As one former cabinet minister put it: “At this time David Cameron will be thinking of Manchester and his party’s annual gathering. Gordon Brown will be engaging directly in a process that is trying to ensure the future safety of the planet. That is an uncomfortable backdrop for any would-be prime minister.
“Cameron will have no other choice but to lessen the focus on domestic issues and tell us what he would do on this global issue. And there lies a danger. Brown’s global credentials are already proven: Cameron could look untried, untested, inexperienced. This is an unexpected and unplanned opportunity for Gordon – and one he can’t afford to waste.”
The talks in Geneva will directly accuse Tehran of breaking up to four UN Security Council resolutions, all of them directly related to Iran’s nuclear enrichment, reprocessing and other activities related to “nuclear weapons delivery systems”.
In 2003 Iran agreed on a “subsidiary arrangement” in which it was required to inform the IAEA of any nuclear facility being designed or planned. President Ahmadinejad says “there is no secrecy”, and that the space for 3000 centrifuges, central to the enrichment process, add up to only a “pilot plant”.
Although a signatory state of the nuclear non-proliferation treaty, Iran has hidden installations before. The existence of Iran’s first enrichment plant at Natanz was only confirmed after intelligence emerged from exiled Iranians. Britain’s intelligence agency, MI6, working alongside their US counterparts and with access to some Israeli intelligence, are said to have known of the “hidden” facility at Qom for some time.
Obama is said to have been briefed on Qom by the US National Intelligence Agency between winning the presidency and entering the White House in January. Only when both US and UK intelligence suspected that Iran knew the plant’s inner secrets had been compromised was a decision taken to confront Ahmadinejad and use the global audience of the G20 to announce what Iran would be asked in Geneva.
Geneva and Brighton are not usually twinned. But Brown and Labour, still with double-digit distance between itself and the Tories in polls, now will not arrive on the south coast in such a dejected mood.
Cabinet sources says there is a wide acceptance that the threat of any challenge to Brown as Labour leader has passed. Only if Brown chose to go would Cameron face someone else in May. Brown has no intention of going. While Mandelson admits Labour is “fighting for our very lives” and Peter Hain says that plenty in the party ranks are “sullen” and reluctant and embarrassed to campaign, there is one core belief about Brown that continues to boost their optimism about the general election, despite all the opinion polls.

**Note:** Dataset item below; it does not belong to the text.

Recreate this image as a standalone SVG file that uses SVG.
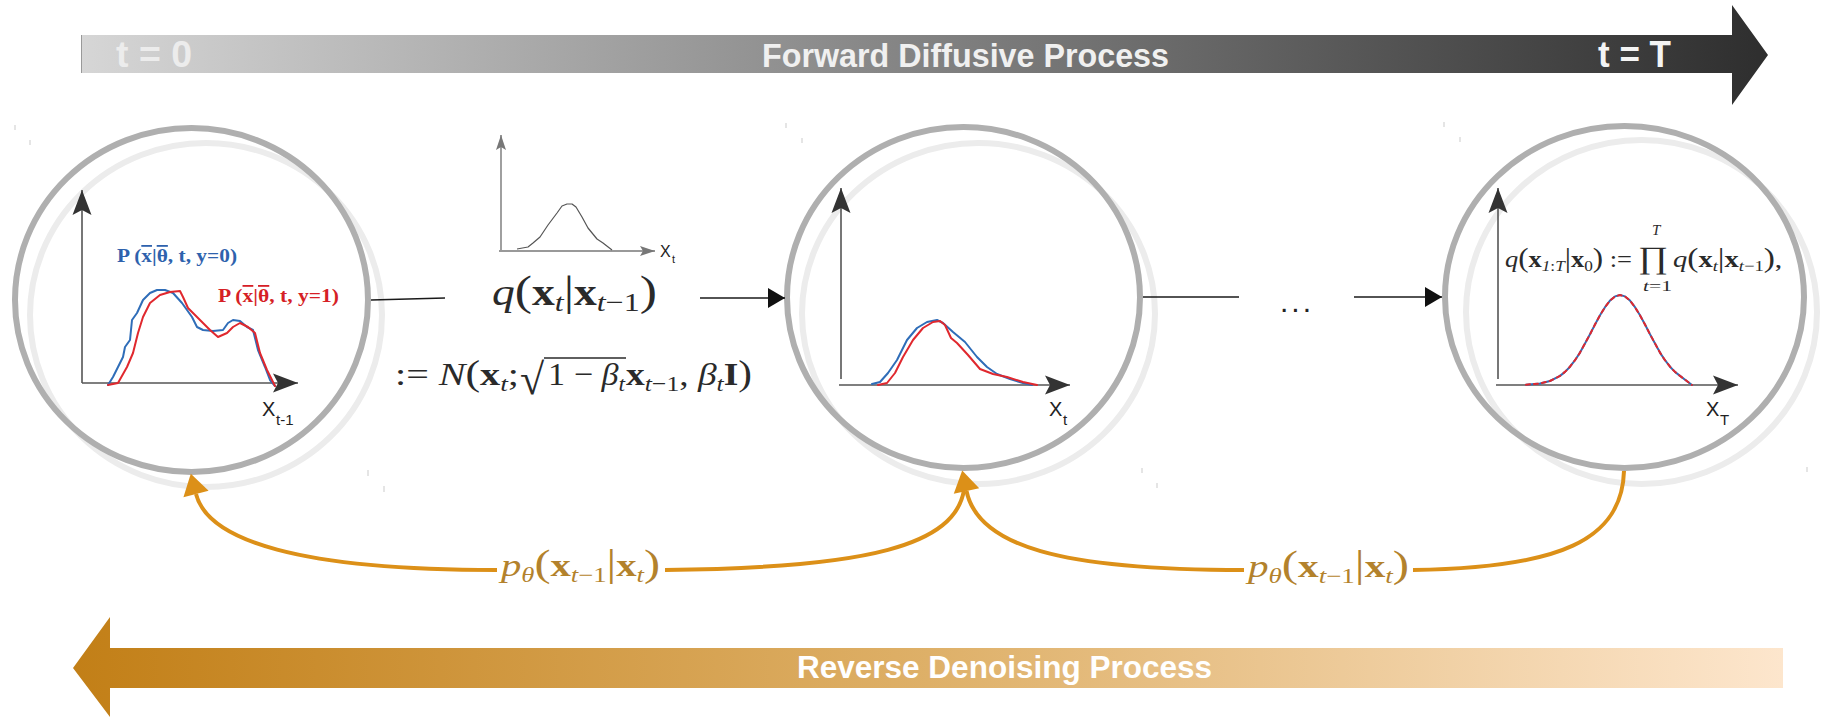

Prescott’s summary of Brown may yet be the anthem that dominates any underlying hope that could emerge from Brighton. Hain says the British electorate have yet to commit to Cameron. The recession’s continuing fall-out and rising unemployment have shredded much of Labour’s hopes that they would, in time, be rewarded for a return to growth. There is no indication that positive, measurable green shoots will arrive in time.
But even though there are question marks over Brown, will the Tories be trusted any better in the process of seeing jobs return? Will Cameron be trusted on pensions, mortgages, schools, the bread and butter of domestic policies? At the beginning of the recession, Brown told his party’s annual gathering: “This is no time for a novice.” That line will not be repeated by Brown in Brighton. But others will repeat it for him.
One senior Labour source said: “Iran is a reminder that government is a game where experience counts, where international reputations and authority can make the key difference between success and failure. Gordon Brown, despite the negative headlines, remains one of Labour’s greatest assets. We are facing an international crisis. Ask around. Substance matters.”
That accusation, aimed directly at Cameron’s inexperience, may yet be Labour’s core message as the election campaign approaches. It may, however, be easy enough for Cameron to counter.
Take a look at the three leaders who accused Iran of deception at the G20 and it is Obama who is the least experienced, and yet it was he who orchestrated the united response of the six main international powers as they head for Geneva.
Obama’s decision to do things differently and focus on diplomatic deal-making is said to have persuaded Russia to change its attitude to sanctions against Iran. President Medvedev was one of the leaders Obama met in one-on-meetings at the UN, while British diplomats were frantically demanding the same face-time for Brown.
Brown may have feared he would ride into Brighton this week on the equivalent of a pony and trap, rather than a chariot. But the Iranian crisis may have emphasised Prescott’s believe that a “global giant” cannot easily be dismissed.